To the extent that Republicans stray from talking about increasing opportunity for middle-class people, they will struggle. Presidential candidate Mitt Romney learned that lesson the hard way in 2012, when his private remarks writing off the votes of the 47 percent of Americans who don’t pay federal taxes became public knowledge. Obama was able to portray Romney as unconcerned with the fate of most families.

Republicans considering running for president in 2016 have already worked to correct their messaging.

Sen. Marco Rubio, R-Fla., considered a top prospect for the GOP nomination, said in January that raising middle-class living standards is “the relevant issue of our time.” Rubio has been at the front of GOP efforts to devise tax plans and economic programs aimed at easing middle-class pressures, rather than spurring commerce.

Jeb Bush, the former Florida governor and brother and son of past presidents, sounded out similar themes in a speech previewing his own possible candidacy in Detroit last week.
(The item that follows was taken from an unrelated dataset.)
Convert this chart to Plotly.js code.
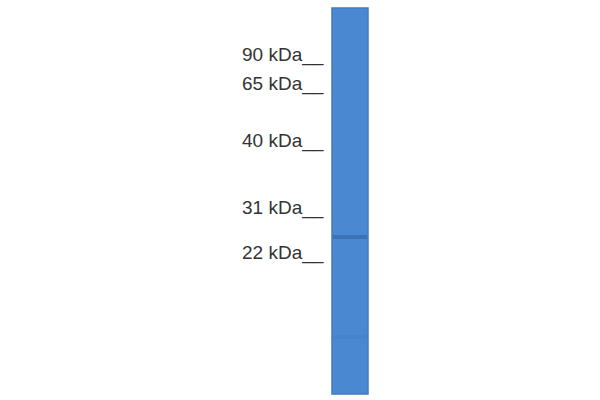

“Far too many Americans live on the edge of economic ruin, and many more feel like they’re stuck in place, working longer and harder even as they’re losing ground,” Bush said.

On the other side, Democrats will have to avoid class-warfare rhetoric that could turn off voters who don’t consider themselves lower class.

“There are a lot more middle-class Americans than poor Americans, and a larger share of them vote. So candidates and policy makers always have an incentive to focus on middle-class concerns,” University of California-San Diego sociologist Lane Kenworthy said.

Although the poor may have a greater moral claim on politics, their cause is not a winner in electoral terms. It is “very hard to get elected on an antipoverty platform,” Kenworthy added, referring to the travails of former North Carolina Sen. John Edwards in the 2008 Democratic primary. Edwards made the theme of “two Americas,” one of people with economic security and another of the poor. Edwards struggled to gain support even among the Democratic primary electorate.

Don’t look for Hillary Clinton to make the same mistake in 2016.